DIRECTIVE: Search the material below for the word "chart" and copy every line in which it occurs.

* Start *

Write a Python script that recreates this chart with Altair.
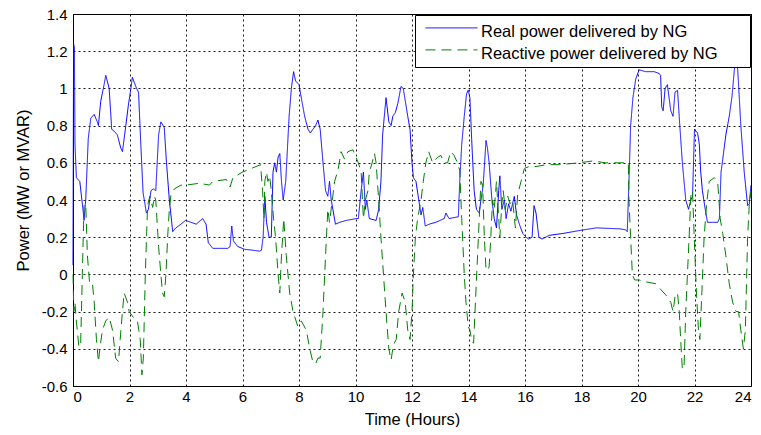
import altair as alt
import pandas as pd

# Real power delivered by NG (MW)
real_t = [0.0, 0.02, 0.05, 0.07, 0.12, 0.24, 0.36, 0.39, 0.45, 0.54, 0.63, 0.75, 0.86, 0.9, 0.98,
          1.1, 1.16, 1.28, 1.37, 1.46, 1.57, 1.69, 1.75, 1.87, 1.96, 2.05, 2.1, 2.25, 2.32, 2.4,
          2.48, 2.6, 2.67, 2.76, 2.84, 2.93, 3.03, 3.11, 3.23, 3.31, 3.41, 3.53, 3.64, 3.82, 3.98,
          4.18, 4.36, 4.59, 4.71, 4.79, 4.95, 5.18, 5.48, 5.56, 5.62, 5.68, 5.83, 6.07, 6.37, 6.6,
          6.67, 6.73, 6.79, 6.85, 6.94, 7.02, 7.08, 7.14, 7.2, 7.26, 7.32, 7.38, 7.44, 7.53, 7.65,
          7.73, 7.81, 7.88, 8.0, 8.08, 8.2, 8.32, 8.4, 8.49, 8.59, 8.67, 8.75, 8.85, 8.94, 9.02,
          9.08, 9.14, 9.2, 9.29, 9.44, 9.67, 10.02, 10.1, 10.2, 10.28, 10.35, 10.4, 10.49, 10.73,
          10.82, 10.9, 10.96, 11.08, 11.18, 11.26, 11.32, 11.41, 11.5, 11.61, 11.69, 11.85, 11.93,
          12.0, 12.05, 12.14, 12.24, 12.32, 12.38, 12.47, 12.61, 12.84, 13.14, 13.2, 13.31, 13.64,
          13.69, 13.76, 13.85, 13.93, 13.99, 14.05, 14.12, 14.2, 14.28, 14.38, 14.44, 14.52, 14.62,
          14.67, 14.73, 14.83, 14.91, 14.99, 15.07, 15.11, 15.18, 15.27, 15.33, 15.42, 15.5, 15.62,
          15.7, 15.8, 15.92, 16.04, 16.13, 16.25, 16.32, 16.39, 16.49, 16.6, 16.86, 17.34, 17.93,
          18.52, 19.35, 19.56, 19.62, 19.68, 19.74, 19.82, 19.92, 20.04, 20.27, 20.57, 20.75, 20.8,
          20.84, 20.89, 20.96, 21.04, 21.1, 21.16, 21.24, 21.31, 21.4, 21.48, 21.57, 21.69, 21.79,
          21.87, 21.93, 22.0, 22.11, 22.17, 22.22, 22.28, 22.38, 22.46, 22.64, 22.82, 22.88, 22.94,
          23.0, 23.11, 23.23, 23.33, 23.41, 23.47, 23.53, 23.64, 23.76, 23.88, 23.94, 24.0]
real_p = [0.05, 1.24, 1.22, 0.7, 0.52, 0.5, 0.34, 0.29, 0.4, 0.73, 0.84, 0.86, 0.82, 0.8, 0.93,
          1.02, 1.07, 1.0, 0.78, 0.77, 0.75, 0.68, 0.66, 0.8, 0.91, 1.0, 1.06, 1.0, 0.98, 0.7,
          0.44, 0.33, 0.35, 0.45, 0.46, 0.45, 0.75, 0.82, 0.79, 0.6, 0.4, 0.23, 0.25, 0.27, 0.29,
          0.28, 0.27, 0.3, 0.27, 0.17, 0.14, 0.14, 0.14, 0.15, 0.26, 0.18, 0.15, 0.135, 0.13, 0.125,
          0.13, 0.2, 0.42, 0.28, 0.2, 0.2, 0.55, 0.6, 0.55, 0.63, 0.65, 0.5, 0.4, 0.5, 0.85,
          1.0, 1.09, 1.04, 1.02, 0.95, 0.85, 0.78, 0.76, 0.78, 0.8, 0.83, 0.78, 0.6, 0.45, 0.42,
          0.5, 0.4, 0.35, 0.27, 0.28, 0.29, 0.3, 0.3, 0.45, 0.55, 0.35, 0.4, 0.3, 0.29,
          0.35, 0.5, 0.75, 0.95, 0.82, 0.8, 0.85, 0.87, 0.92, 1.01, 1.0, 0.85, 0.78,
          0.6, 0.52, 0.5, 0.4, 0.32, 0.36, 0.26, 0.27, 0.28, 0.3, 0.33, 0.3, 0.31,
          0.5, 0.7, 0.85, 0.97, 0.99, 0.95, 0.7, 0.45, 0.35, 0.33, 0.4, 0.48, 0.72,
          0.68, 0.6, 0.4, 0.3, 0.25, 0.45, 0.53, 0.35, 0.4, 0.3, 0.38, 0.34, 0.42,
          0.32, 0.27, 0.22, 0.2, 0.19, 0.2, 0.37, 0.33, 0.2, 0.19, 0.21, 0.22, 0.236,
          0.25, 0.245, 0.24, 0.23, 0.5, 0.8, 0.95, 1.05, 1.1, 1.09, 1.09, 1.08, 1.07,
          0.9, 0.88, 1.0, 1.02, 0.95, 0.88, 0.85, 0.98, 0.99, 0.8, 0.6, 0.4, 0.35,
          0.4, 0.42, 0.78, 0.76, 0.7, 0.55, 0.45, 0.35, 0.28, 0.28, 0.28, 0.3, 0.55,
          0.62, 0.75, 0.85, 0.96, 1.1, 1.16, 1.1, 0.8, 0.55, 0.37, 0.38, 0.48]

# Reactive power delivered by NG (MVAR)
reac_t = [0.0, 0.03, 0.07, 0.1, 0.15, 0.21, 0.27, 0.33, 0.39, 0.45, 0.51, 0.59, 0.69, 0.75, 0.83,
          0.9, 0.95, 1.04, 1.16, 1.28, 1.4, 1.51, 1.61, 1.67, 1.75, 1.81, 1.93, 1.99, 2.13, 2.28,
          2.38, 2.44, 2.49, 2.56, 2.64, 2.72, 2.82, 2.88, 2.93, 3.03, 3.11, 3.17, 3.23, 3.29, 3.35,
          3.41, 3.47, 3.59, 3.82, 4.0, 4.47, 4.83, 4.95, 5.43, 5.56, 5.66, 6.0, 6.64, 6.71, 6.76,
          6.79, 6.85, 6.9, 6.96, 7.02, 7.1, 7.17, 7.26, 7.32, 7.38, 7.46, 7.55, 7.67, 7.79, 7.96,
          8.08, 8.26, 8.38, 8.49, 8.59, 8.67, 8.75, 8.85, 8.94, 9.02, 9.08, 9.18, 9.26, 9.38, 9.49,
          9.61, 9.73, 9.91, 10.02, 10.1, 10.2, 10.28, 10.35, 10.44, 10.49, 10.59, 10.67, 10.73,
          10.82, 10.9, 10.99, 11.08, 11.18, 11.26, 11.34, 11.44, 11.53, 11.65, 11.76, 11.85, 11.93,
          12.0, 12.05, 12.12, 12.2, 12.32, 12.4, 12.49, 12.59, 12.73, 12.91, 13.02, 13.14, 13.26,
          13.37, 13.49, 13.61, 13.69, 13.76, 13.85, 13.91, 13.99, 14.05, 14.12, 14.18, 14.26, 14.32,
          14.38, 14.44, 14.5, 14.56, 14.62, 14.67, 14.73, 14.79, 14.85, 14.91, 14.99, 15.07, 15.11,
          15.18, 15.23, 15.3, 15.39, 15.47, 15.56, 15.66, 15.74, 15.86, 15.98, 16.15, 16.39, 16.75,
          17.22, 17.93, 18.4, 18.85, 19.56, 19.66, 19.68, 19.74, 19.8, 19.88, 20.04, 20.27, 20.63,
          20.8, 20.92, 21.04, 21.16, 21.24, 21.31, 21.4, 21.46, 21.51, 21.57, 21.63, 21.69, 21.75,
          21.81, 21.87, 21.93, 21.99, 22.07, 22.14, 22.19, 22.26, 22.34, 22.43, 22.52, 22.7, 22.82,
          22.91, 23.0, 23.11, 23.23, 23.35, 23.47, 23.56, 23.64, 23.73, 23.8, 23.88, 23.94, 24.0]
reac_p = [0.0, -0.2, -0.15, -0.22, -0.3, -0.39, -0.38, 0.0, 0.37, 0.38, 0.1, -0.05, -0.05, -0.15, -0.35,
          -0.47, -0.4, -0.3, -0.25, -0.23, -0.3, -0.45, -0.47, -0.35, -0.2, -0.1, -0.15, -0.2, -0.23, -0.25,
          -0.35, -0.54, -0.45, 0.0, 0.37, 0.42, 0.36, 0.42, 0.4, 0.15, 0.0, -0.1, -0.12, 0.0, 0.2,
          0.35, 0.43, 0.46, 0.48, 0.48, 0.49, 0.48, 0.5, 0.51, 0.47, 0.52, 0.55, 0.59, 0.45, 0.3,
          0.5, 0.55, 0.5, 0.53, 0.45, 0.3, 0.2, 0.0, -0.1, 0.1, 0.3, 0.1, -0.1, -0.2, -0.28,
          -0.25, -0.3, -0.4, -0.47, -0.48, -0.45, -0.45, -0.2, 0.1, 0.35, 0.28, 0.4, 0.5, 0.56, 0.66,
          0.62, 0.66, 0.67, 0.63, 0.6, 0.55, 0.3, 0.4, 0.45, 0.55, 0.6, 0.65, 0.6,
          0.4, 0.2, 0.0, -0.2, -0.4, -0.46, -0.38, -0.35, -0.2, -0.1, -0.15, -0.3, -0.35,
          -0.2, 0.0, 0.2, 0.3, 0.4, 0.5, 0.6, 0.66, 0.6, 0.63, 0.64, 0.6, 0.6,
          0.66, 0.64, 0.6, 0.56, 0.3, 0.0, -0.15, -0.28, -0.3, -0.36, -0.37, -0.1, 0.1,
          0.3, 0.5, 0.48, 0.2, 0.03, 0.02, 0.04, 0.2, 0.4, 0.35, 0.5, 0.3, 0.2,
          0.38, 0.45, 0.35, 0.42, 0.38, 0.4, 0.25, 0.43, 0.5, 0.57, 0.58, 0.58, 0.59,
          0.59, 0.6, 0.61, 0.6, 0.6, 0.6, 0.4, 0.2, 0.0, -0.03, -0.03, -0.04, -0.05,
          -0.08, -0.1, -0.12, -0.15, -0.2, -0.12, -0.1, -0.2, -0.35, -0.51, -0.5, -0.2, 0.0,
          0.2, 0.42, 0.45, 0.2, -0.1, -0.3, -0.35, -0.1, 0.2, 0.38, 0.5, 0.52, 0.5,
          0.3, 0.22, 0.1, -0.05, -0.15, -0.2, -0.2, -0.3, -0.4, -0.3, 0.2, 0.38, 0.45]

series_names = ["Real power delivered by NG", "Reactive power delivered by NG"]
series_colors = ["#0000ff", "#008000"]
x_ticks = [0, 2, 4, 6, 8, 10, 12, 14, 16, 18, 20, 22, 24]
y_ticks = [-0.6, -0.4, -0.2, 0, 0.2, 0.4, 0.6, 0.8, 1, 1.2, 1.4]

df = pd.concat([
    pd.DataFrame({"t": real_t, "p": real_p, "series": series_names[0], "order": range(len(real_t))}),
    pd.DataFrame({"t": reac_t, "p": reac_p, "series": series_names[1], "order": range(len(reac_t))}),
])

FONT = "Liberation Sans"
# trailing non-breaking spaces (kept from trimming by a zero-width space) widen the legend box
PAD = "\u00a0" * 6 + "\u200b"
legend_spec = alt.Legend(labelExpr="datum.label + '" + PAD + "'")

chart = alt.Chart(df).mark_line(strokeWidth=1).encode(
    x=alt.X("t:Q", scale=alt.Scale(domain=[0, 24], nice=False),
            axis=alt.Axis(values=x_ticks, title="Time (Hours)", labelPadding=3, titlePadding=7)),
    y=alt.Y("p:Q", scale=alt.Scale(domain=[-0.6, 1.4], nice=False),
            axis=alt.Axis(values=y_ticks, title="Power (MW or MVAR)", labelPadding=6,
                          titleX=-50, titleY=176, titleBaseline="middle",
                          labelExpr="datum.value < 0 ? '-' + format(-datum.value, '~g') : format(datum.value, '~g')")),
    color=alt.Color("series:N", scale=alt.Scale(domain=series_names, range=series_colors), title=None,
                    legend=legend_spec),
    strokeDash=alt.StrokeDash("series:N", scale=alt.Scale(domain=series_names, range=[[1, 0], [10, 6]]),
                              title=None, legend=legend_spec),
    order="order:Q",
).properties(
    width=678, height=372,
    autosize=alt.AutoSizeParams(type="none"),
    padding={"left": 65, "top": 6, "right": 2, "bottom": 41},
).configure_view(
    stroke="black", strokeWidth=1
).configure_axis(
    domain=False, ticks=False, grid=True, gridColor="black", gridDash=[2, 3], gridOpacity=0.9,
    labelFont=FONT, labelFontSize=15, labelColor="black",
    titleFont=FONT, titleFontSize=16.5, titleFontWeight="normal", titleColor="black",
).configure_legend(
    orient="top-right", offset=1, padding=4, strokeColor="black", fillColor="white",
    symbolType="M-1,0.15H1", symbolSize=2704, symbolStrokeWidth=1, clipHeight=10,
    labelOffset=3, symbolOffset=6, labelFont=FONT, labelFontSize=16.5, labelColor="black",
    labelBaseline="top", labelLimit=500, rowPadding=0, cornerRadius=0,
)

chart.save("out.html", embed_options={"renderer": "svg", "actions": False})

* End *

FINAL ANSWER:
Write a Python script that recreates this chart with Altair.
chart = alt.Chart(df).mark_line(strokeWidth=1).encode(
chart.save("out.html", embed_options={"renderer": "svg", "actions": False})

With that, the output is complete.